● EXERCISE INSTRUCTIONS
Repeat the material verbatim. Images are excluded from the copy.

start RECORDED DATA

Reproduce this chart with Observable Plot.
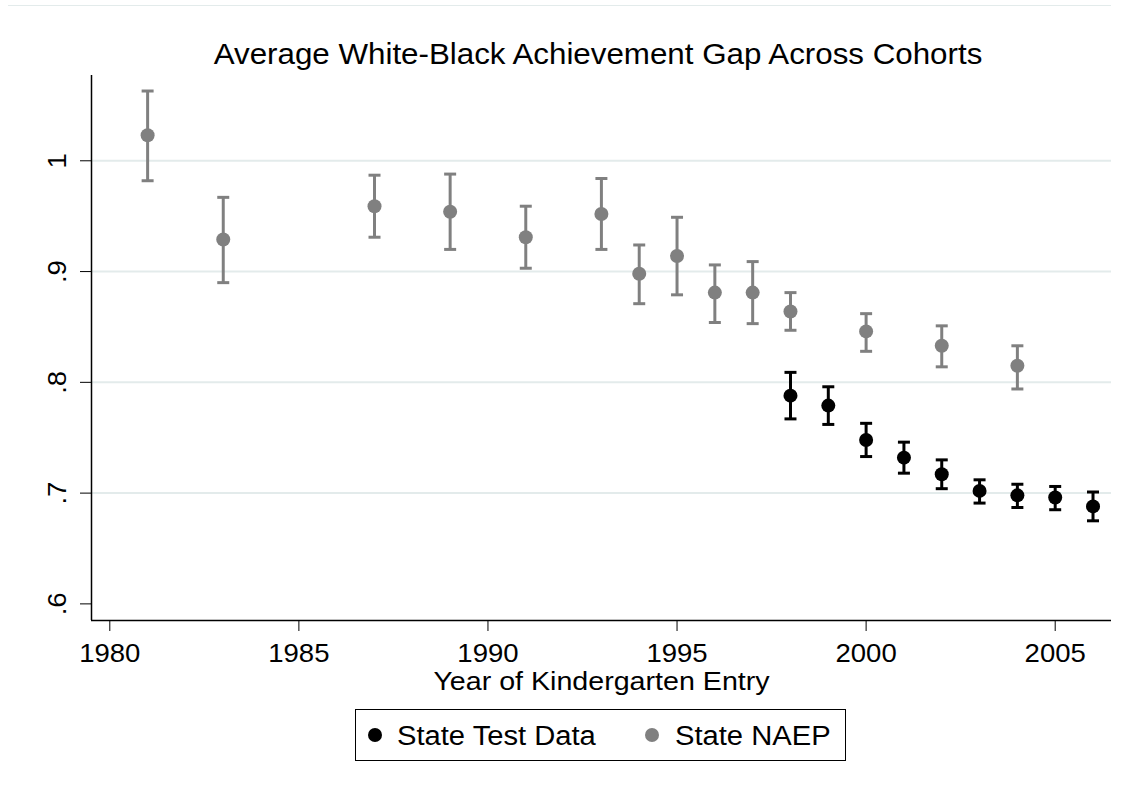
<!DOCTYPE html>
<html>
<head>
<meta charset="utf-8">
<script src="https://cdn.jsdelivr.net/npm/d3@7"></script>
<script src="https://cdn.jsdelivr.net/npm/@observablehq/plot@0.6"></script>
<style>
  body { margin: 0; background: #fff; }
  #wrap { position: relative; width: 1134px; height: 794px; font-family: "Liberation Sans", Arial, sans-serif; overflow: hidden; }
  #wrap svg { position: absolute; left: 0; top: 0; }
  .topline { position: absolute; left: 8px; top: 5px; width: 1103px; height: 1px; background: #e3ebeb; }
  .legend-box { position: absolute; left: 355px; top: 709px; width: 491px; height: 52px; border: 1px solid #000; box-sizing: border-box; }
  .legend-dot { position: absolute; width: 14px; height: 14px; border-radius: 50%; }
  .legend-text { position: absolute; font-size: 27px; line-height: 27px; white-space: nowrap; color: #000; transform: scaleX(1.08); transform-origin: left center; }
</style>
</head>
<body>
<div id="wrap"><div class="topline"></div></div>
<script>
// ---- Data ----
const naepYears = [1981, 1983, 1987, 1989, 1991, 1993, 1994, 1995, 1996, 1997, 1998, 2000, 2002, 2004];
const naepGap   = [1.023, 0.929, 0.959, 0.954, 0.931, 0.952, 0.898, 0.914, 0.881, 0.881, 0.864, 0.846, 0.833, 0.815];
const naepLo    = [0.982, 0.890, 0.931, 0.920, 0.903, 0.920, 0.871, 0.879, 0.854, 0.853, 0.847, 0.828, 0.814, 0.794];
const naepHi    = [1.063, 0.967, 0.987, 0.988, 0.959, 0.984, 0.924, 0.949, 0.906, 0.909, 0.881, 0.862, 0.851, 0.833];

const stateYears = [1998, 1999, 2000, 2001, 2002, 2003, 2004, 2005, 2006];
const stateGap   = [0.788, 0.779, 0.748, 0.732, 0.717, 0.702, 0.698, 0.696, 0.688];
const stateLo    = [0.767, 0.762, 0.733, 0.718, 0.704, 0.691, 0.687, 0.685, 0.675];
const stateHi    = [0.809, 0.796, 0.763, 0.746, 0.730, 0.712, 0.708, 0.706, 0.701];

const xTicks = [1980, 1985, 1990, 1995, 2000, 2005];
const xTickLabels = ["1980", "1985", "1990", "1995", "2000", "2005"];
const yTicks = [0.6, 0.7, 0.8, 0.9, 1.0];
const yTickLabels = [".6", ".7", ".8", ".9", "1"];
const gridValues = [0.7, 0.8, 0.9, 1.0];
const xDomain = [1979.516, 2006.489];
const yDomain = [0.585, 1.077];

const titleText = "Average White-Black Achievement Gap Across Cohorts";
const xLabel = "Year of Kindergarten Entry";
const seriesNames = ["State Test Data", "State NAEP"];
const seriesColors = ["#000000", "#808080"];

// ---- Build tables ----
const naep = naepYears.map((year, i) => ({year, gap: naepGap[i], lo: naepLo[i], hi: naepHi[i]}));
const state = stateYears.map((year, i) => ({year, gap: stateGap[i], lo: stateLo[i], hi: stateHi[i]}));

const capSymbol = {
  draw(ctx, size) {
    const w = Math.sqrt(size / Math.PI);
    ctx.moveTo(-w, 0);
    ctx.lineTo(w, 0);
  }
};

function seriesMarks(data, color) {
  return [
    Plot.ruleX(data, {x: "year", y1: "lo", y2: "hi", stroke: color, strokeWidth: 3}),
    Plot.dot(data, {x: "year", y: "hi", symbol: capSymbol, r: 6, stroke: color, strokeWidth: 3, fill: "none"}),
    Plot.dot(data, {x: "year", y: "lo", symbol: capSymbol, r: 6, stroke: color, strokeWidth: 3, fill: "none"}),
    Plot.dot(data, {x: "year", y: "gap", r: 7, fill: color, stroke: "none"})
  ];
}

const chart = Plot.plot({
  width: 1134,
  height: 700,
  marginLeft: 91,
  marginRight: 23,
  marginTop: 75,
  marginBottom: 80,
  style: {fontFamily: '"Liberation Sans", Arial, sans-serif', background: "transparent", color: "#000"},
  x: {domain: xDomain},
  y: {domain: yDomain},
  marks: [
    Plot.ruleY(gridValues, {stroke: "#e3ebeb", strokeWidth: 2}),
    Plot.ruleX([xDomain[0]], {stroke: "#000", strokeWidth: 1.5}),
    Plot.ruleY([yDomain[0]], {stroke: "#000", strokeWidth: 1.5}),
    Plot.axisX({ticks: xTicks, tickFormat: (d) => xTickLabels[xTicks.indexOf(d)], tickSize: 11, tickPadding: 12, fontSize: 25.5, label: null, stroke: "#000", fill: "#000"}),
    Plot.axisY({ticks: yTicks, tickFormat: () => "", tickSize: 11, label: null, stroke: "#000"}),
    Plot.text(yTicks, {y: (d) => d, text: (d, i) => yTickLabels[i], frameAnchor: "left", dx: -26, rotate: -90, textAnchor: "middle", lineAnchor: "bottom", fontSize: 25.5, fill: "#000"}),
    Plot.text([titleText], {text: (d) => d, frameAnchor: "top", dx: -3.5, dy: -12, lineAnchor: "bottom", fontSize: 29, fill: "#000"}),
    Plot.text([xLabel], {text: (d) => d, frameAnchor: "bottom", dy: 69, lineAnchor: "bottom", fontSize: 26.5, fill: "#000"}),
    ...seriesMarks(naep, seriesColors[1]),
    ...seriesMarks(state, seriesColors[0])
  ]
});

// slight horizontal stretch of glyphs to match the reference's wide type
chart.querySelectorAll("text").forEach((t) => {
  const tr = t.getAttribute("transform");
  if (tr) t.setAttribute("transform", tr + " scale(1.08,1)");
});

const wrap = document.getElementById("wrap");
wrap.appendChild(chart);

// ---- Legend (HTML, below the plot) ----
const box = document.createElement("div");
box.className = "legend-box";
wrap.appendChild(box);
const legendItems = [
  {name: seriesNames[0], color: seriesColors[0], dotX: 374.5, textX: 397},
  {name: seriesNames[1], color: seriesColors[1], dotX: 652, textX: 675}
];
legendItems.forEach((it) => {
  const dot = document.createElement("div");
  dot.className = "legend-dot";
  dot.style.left = (it.dotX - 7) + "px";
  dot.style.top = (735 - 7) + "px";
  dot.style.background = it.color;
  wrap.appendChild(dot);
  const txt = document.createElement("div");
  txt.className = "legend-text";
  txt.style.left = it.textX + "px";
  txt.style.top = "723px";
  txt.textContent = it.name;
  wrap.appendChild(txt);
});
</script>
</body>
</html>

end RECORDED DATA

● EXERCISE OUTPUT
Reproduce this chart with Observable Plot.
<!DOCTYPE html>
<html>
<head>
<meta charset="utf-8">
<script src="https://cdn.jsdelivr.net/npm/d3@7"></script>
<script src="https://cdn.jsdelivr.net/npm/@observablehq/plot@0.6"></script>
<style>
  body { margin: 0; background: #fff; }
  #wrap { position: relative; width: 1134px; height: 794px; font-family: "Liberation Sans", Arial, sans-serif; overflow: hidden; }
  #wrap svg { position: absolute; left: 0; top: 0; }
  .topline { position: absolute; left: 8px; top: 5px; width: 1103px; height: 1px; background: #e3ebeb; }
  .legend-box { position: absolute; left: 355px; top: 709px; width: 491px; height: 52px; border: 1px solid #000; box-sizing: border-box; }
  .legend-dot { position: absolute; width: 14px; height: 14px; border-radius: 50%; }
  .legend-text { position: absolute; font-size: 27px; line-height: 27px; white-space: nowrap; color: #000; transform: scaleX(1.08); transform-origin: left center; }
</style>
</head>
<body>
<div id="wrap"><div class="topline"></div></div>
<script>
// ---- Data ----
const naepYears = [1981, 1983, 1987, 1989, 1991, 1993, 1994, 1995, 1996, 1997, 1998, 2000, 2002, 2004];
const naepGap   = [1.023, 0.929, 0.959, 0.954, 0.931, 0.952, 0.898, 0.914, 0.881, 0.881, 0.864, 0.846, 0.833, 0.815];
const naepLo    = [0.982, 0.890, 0.931, 0.920, 0.903, 0.920, 0.871, 0.879, 0.854, 0.853, 0.847, 0.828, 0.814, 0.794];
const naepHi    = [1.063, 0.967, 0.987, 0.988, 0.959, 0.984, 0.924, 0.949, 0.906, 0.909, 0.881, 0.862, 0.851, 0.833];

const stateYears = [1998, 1999, 2000, 2001, 2002, 2003, 2004, 2005, 2006];
const stateGap   = [0.788, 0.779, 0.748, 0.732, 0.717, 0.702, 0.698, 0.696, 0.688];
const stateLo    = [0.767, 0.762, 0.733, 0.718, 0.704, 0.691, 0.687, 0.685, 0.675];
const stateHi    = [0.809, 0.796, 0.763, 0.746, 0.730, 0.712, 0.708, 0.706, 0.701];

const xTicks = [1980, 1985, 1990, 1995, 2000, 2005];
const xTickLabels = ["1980", "1985", "1990", "1995", "2000", "2005"];
const yTicks = [0.6, 0.7, 0.8, 0.9, 1.0];
const yTickLabels = [".6", ".7", ".8", ".9", "1"];
const gridValues = [0.7, 0.8, 0.9, 1.0];
const xDomain = [1979.516, 2006.489];
const yDomain = [0.585, 1.077];

const titleText = "Average White-Black Achievement Gap Across Cohorts";
const xLabel = "Year of Kindergarten Entry";
const seriesNames = ["State Test Data", "State NAEP"];
const seriesColors = ["#000000", "#808080"];

// ---- Build tables ----
const naep = naepYears.map((year, i) => ({year, gap: naepGap[i], lo: naepLo[i], hi: naepHi[i]}));
const state = stateYears.map((year, i) => ({year, gap: stateGap[i], lo: stateLo[i], hi: stateHi[i]}));

const capSymbol = {
  draw(ctx, size) {
    const w = Math.sqrt(size / Math.PI);
    ctx.moveTo(-w, 0);
    ctx.lineTo(w, 0);
  }
};

function seriesMarks(data, color) {
  return [
    Plot.ruleX(data, {x: "year", y1: "lo", y2: "hi", stroke: color, strokeWidth: 3}),
    Plot.dot(data, {x: "year", y: "hi", symbol: capSymbol, r: 6, stroke: color, strokeWidth: 3, fill: "none"}),
    Plot.dot(data, {x: "year", y: "lo", symbol: capSymbol, r: 6, stroke: color, strokeWidth: 3, fill: "none"}),
    Plot.dot(data, {x: "year", y: "gap", r: 7, fill: color, stroke: "none"})
  ];
}

const chart = Plot.plot({
  width: 1134,
  height: 700,
  marginLeft: 91,
  marginRight: 23,
  marginTop: 75,
  marginBottom: 80,
  style: {fontFamily: '"Liberation Sans", Arial, sans-serif', background: "transparent", color: "#000"},
  x: {domain: xDomain},
  y: {domain: yDomain},
  marks: [
    Plot.ruleY(gridValues, {stroke: "#e3ebeb", strokeWidth: 2}),
    Plot.ruleX([xDomain[0]], {stroke: "#000", strokeWidth: 1.5}),
    Plot.ruleY([yDomain[0]], {stroke: "#000", strokeWidth: 1.5}),
    Plot.axisX({ticks: xTicks, tickFormat: (d) => xTickLabels[xTicks.indexOf(d)], tickSize: 11, tickPadding: 12, fontSize: 25.5, label: null, stroke: "#000", fill: "#000"}),
    Plot.axisY({ticks: yTicks, tickFormat: () => "", tickSize: 11, label: null, stroke: "#000"}),
    Plot.text(yTicks, {y: (d) => d, text: (d, i) => yTickLabels[i], frameAnchor: "left", dx: -26, rotate: -90, textAnchor: "middle", lineAnchor: "bottom", fontSize: 25.5, fill: "#000"}),
    Plot.text([titleText], {text: (d) => d, frameAnchor: "top", dx: -3.5, dy: -12, lineAnchor: "bottom", fontSize: 29, fill: "#000"}),
    Plot.text([xLabel], {text: (d) => d, frameAnchor: "bottom", dy: 69, lineAnchor: "bottom", fontSize: 26.5, fill: "#000"}),
    ...seriesMarks(naep, seriesColors[1]),
    ...seriesMarks(state, seriesColors[0])
  ]
});

// slight horizontal stretch of glyphs to match the reference's wide type
chart.querySelectorAll("text").forEach((t) => {
  const tr = t.getAttribute("transform");
  if (tr) t.setAttribute("transform", tr + " scale(1.08,1)");
});

const wrap = document.getElementById("wrap");
wrap.appendChild(chart);

// ---- Legend (HTML, below the plot) ----
const box = document.createElement("div");
box.className = "legend-box";
wrap.appendChild(box);
const legendItems = [
  {name: seriesNames[0], color: seriesColors[0], dotX: 374.5, textX: 397},
  {name: seriesNames[1], color: seriesColors[1], dotX: 652, textX: 675}
];
legendItems.forEach((it) => {
  const dot = document.createElement("div");
  dot.className = "legend-dot";
  dot.style.left = (it.dotX - 7) + "px";
  dot.style.top = (735 - 7) + "px";
  dot.style.background = it.color;
  wrap.appendChild(dot);
  const txt = document.createElement("div");
  txt.className = "legend-text";
  txt.style.left = it.textX + "px";
  txt.style.top = "723px";
  txt.textContent = it.name;
  wrap.appendChild(txt);
});
</script>
</body>
</html>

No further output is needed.